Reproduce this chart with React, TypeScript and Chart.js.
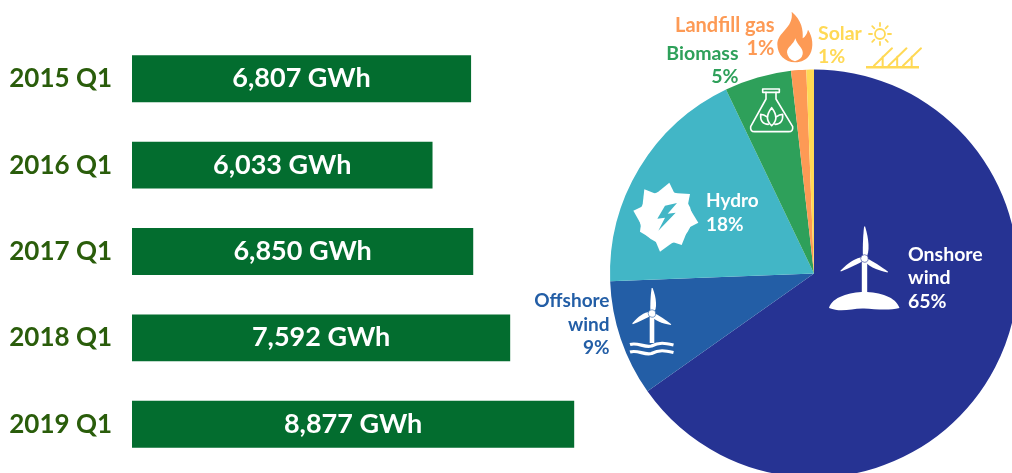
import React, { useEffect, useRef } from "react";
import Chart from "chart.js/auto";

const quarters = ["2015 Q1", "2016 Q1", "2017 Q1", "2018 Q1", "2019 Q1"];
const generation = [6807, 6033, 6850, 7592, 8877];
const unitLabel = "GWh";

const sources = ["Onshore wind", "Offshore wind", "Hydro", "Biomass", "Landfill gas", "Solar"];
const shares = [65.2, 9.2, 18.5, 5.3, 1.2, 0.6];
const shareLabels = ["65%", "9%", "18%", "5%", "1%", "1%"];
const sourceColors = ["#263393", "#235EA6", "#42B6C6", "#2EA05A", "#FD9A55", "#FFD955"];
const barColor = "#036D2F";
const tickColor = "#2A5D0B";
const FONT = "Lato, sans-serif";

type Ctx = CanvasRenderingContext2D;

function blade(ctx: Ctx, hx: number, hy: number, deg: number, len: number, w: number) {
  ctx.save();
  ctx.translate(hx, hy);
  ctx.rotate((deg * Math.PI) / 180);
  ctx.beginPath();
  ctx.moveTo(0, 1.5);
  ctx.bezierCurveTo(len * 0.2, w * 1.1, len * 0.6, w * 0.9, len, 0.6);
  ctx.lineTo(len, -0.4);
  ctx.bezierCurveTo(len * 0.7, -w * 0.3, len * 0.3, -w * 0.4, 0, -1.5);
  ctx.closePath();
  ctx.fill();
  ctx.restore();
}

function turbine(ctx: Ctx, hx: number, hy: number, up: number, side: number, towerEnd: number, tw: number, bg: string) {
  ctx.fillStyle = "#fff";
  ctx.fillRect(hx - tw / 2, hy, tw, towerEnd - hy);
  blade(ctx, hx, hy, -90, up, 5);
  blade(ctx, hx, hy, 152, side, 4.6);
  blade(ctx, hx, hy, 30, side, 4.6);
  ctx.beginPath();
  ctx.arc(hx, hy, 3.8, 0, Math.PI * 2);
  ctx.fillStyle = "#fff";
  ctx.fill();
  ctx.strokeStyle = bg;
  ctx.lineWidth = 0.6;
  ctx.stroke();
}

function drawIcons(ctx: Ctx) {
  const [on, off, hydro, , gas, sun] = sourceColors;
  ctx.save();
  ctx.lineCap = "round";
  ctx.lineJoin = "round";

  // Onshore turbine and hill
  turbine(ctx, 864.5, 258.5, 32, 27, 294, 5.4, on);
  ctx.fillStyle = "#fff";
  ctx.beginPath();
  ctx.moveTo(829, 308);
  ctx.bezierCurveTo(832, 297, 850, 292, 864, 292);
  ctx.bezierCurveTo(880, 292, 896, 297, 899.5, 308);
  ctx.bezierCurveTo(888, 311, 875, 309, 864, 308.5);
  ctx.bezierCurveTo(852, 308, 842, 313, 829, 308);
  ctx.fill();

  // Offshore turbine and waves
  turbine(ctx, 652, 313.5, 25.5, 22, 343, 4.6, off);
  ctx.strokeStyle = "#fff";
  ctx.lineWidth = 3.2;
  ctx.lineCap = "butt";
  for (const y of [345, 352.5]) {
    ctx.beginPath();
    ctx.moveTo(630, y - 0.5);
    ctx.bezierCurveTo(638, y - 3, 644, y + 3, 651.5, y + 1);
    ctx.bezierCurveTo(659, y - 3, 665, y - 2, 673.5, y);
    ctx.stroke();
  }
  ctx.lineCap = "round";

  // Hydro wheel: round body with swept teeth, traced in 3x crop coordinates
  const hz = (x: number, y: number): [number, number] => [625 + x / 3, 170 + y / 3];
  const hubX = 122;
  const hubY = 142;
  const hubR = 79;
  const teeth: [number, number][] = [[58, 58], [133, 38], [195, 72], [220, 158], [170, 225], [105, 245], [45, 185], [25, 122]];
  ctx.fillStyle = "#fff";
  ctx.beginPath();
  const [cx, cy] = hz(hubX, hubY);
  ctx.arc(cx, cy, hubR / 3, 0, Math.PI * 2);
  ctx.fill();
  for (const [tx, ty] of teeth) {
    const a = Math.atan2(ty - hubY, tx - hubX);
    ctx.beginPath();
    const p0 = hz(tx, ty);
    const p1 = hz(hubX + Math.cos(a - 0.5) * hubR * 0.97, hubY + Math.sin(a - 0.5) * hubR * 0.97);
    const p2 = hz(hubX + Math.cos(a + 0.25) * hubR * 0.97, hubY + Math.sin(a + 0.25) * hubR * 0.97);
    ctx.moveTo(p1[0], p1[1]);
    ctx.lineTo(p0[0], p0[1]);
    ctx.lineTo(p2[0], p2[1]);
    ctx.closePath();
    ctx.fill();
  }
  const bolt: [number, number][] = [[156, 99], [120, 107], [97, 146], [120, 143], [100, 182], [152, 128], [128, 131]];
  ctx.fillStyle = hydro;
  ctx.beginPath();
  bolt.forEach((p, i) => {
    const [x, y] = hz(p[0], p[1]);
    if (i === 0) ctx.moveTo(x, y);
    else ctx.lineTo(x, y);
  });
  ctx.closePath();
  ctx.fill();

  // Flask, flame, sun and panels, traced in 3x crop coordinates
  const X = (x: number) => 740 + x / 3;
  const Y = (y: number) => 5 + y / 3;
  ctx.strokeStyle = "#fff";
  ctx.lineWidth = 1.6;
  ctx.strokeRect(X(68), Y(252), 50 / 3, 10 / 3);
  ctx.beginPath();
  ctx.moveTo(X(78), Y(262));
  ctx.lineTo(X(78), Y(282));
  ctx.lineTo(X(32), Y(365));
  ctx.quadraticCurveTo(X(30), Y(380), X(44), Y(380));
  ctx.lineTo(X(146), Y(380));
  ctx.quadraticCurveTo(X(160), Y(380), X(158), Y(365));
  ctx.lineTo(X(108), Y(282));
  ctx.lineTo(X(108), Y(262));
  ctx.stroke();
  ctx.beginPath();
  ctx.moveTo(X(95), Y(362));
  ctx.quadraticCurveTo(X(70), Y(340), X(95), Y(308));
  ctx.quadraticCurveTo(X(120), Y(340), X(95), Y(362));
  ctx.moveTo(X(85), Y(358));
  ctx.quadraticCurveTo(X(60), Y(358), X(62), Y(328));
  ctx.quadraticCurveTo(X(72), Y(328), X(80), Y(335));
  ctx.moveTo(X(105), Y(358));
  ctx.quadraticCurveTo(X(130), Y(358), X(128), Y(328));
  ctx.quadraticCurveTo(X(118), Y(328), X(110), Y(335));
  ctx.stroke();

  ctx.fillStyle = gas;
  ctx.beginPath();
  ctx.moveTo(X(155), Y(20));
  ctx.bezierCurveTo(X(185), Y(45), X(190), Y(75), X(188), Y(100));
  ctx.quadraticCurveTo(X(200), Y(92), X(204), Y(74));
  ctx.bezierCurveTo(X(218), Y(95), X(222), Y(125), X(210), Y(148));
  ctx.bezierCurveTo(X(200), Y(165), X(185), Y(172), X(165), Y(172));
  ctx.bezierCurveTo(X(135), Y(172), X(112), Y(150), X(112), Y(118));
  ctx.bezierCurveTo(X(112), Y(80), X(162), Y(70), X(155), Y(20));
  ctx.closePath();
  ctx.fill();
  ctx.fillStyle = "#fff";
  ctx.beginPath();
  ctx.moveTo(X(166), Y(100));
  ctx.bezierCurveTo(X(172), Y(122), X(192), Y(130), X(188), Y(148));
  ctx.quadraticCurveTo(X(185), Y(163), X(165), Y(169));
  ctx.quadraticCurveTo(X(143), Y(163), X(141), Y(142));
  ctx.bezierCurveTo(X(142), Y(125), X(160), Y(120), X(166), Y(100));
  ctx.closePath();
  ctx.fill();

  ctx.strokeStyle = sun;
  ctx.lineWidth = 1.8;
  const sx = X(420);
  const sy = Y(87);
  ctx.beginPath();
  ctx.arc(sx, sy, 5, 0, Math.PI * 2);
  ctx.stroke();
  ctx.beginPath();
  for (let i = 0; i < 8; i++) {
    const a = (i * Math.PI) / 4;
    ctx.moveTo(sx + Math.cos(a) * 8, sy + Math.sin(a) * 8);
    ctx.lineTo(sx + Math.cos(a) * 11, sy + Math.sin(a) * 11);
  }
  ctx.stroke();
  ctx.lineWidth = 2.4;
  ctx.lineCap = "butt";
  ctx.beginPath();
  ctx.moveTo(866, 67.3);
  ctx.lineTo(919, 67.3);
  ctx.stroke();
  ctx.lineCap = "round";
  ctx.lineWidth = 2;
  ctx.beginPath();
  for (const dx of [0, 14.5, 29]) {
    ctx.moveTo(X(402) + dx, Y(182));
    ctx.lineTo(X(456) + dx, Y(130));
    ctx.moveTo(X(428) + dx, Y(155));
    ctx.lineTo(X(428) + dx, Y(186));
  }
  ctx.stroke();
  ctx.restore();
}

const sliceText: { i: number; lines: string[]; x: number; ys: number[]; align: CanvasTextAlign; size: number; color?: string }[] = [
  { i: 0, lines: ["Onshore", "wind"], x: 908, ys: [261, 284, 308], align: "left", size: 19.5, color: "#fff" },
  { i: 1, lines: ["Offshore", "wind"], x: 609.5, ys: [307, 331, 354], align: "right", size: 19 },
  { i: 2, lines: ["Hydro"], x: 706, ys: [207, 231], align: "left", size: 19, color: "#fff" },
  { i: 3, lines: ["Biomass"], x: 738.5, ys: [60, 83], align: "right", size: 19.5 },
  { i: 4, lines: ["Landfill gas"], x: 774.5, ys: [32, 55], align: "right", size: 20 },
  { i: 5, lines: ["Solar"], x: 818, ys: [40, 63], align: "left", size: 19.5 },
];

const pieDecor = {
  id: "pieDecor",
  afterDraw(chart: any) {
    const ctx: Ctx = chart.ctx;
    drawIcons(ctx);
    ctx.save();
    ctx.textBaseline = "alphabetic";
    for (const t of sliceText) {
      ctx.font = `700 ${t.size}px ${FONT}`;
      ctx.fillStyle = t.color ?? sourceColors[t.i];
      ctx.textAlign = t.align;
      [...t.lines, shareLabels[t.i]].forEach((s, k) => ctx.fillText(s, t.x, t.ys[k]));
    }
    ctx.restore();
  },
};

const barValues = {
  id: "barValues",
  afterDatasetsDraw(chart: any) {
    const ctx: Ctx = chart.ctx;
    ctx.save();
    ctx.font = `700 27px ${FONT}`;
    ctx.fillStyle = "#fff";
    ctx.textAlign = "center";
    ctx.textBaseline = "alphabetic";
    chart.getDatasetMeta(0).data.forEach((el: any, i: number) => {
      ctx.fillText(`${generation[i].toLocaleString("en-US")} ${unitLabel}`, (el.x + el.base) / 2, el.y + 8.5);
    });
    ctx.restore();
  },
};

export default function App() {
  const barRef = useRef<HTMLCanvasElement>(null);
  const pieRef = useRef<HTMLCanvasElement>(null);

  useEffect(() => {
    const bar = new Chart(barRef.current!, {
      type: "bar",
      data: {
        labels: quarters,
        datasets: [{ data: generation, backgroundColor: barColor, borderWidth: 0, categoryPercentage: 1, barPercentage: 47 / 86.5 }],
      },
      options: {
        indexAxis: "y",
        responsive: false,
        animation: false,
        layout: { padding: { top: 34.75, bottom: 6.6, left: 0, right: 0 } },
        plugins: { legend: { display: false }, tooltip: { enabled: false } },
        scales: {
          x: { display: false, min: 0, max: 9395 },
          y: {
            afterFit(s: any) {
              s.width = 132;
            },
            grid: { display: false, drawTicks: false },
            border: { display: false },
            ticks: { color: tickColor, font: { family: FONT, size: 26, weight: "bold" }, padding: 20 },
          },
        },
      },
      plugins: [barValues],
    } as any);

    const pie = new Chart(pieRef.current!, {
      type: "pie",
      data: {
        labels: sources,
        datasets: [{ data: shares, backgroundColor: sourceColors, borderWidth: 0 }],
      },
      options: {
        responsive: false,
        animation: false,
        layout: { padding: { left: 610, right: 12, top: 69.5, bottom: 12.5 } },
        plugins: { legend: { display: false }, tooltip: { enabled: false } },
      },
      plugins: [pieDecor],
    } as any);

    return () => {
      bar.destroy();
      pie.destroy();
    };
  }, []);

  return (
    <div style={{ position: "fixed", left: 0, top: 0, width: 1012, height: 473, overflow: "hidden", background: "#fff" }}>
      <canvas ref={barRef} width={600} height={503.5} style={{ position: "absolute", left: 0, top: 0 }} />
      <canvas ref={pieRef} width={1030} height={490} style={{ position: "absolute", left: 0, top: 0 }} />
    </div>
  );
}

---

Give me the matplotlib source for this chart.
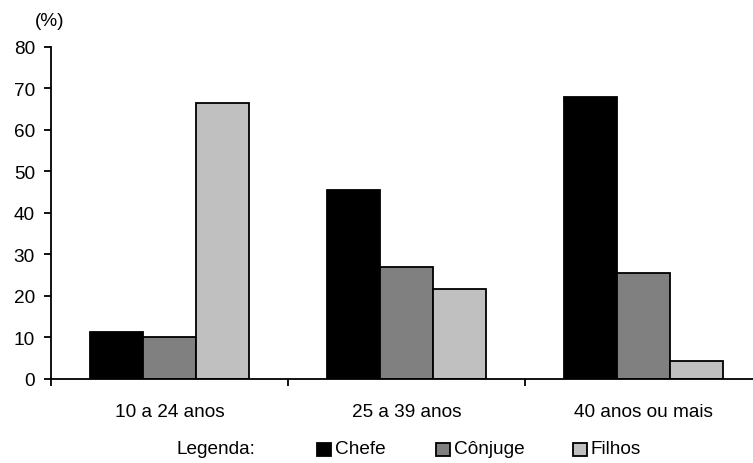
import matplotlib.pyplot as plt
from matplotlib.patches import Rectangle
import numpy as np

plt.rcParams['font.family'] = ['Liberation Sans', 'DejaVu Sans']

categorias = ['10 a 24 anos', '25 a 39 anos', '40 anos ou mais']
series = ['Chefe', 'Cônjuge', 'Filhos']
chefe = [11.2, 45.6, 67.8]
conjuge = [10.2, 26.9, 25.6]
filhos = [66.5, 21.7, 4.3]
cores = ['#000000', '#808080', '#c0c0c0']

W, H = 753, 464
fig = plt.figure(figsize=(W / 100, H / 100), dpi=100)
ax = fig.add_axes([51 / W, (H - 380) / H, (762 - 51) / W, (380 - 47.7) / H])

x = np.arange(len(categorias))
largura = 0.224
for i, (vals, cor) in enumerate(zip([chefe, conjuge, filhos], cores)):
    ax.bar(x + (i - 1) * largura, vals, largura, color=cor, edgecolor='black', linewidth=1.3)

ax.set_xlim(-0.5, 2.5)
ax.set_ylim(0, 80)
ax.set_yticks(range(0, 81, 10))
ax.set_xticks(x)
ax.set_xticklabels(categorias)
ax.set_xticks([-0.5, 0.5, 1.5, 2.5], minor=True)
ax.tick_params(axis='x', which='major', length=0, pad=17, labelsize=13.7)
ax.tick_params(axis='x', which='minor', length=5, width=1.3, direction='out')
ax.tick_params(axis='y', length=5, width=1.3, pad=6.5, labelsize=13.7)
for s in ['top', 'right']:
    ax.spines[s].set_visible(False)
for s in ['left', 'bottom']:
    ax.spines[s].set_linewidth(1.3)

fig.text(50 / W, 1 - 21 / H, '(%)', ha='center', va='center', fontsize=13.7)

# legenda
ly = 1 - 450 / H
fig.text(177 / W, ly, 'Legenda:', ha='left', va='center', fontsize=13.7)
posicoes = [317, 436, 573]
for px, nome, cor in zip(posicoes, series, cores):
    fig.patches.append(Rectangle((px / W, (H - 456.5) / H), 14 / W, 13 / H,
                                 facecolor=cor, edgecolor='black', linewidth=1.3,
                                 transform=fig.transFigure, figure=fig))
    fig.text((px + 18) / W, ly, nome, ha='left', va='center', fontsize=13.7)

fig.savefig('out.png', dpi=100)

§ **Given task**:
Using the listing above, repeat word for word each line from the one with "Give me the matplotlib source for this chart." down to the one with "cores = ['#000000', '#808080', '#c0c0c0']", both included. Omit all pictures.

§ **In response**:
Give me the matplotlib source for this chart.
import matplotlib.pyplot as plt
from matplotlib.patches import Rectangle
import numpy as np

plt.rcParams['font.family'] = ['Liberation Sans', 'DejaVu Sans']

categorias = ['10 a 24 anos', '25 a 39 anos', '40 anos ou mais']
series = ['Chefe', 'Cônjuge', 'Filhos']
chefe = [11.2, 45.6, 67.8]
conjuge = [10.2, 26.9, 25.6]
filhos = [66.5, 21.7, 4.3]
cores = ['#000000', '#808080', '#c0c0c0']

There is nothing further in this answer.